The FDA will announce long-delayed calorie labeling rules today. The new regulations will require establishments that sell prepared foods and have over 20 locations to post the caloric content of food on their menus. Which is good in theory, but we need to remember that Americans are really bad at math.
Law enforcement in Ferguson says it’s prepared for anything and everything once a grand jury decision is announced today in the Michael Brown shooting.
Prepared for anything and everything? Psssh. No one can truly prepare for the emotions that arrive with the announcement that Ty Pennington and the whole Extreme Makeover: Home Edition team have chosen to help out your town.
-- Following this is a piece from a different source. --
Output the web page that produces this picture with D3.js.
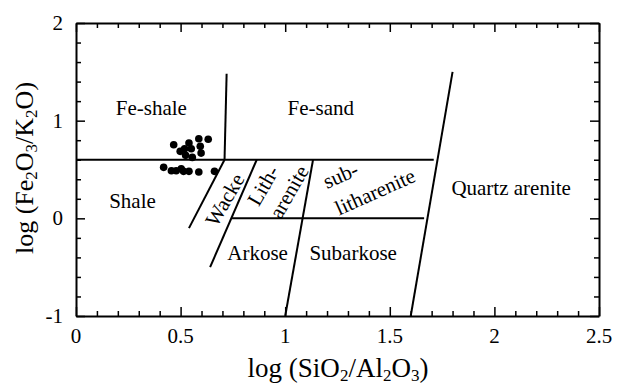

Government geologists think they’ve discovered the fault responsible for a massive 1872 quake that rattled seven Western states. And under heavy Republican pressure, they’ve officially dubbed it “Obama’s Fault”.
College students across California are planning walkouts today to protest proposed tuition hikes in the UC system. Organizers say they would have done driveouts – but they all had to sell their cars to pay for school.
A deer that ran inside an Indiana Wal-Mart died after being tased by security officers this week. The deer’s family released a statement which read “In no way did we expect this sort of thing at a Wal-Mart. Target, yes. But we thought this was a safe place.”
As many orchestras struggle in this economy, they’re taking a page from the corporate world and beginning to downsize by shedding musicians.
Hark! Can you hear that beautiful sound!? Probably not – as it’s coming from the world’s smallest violin section.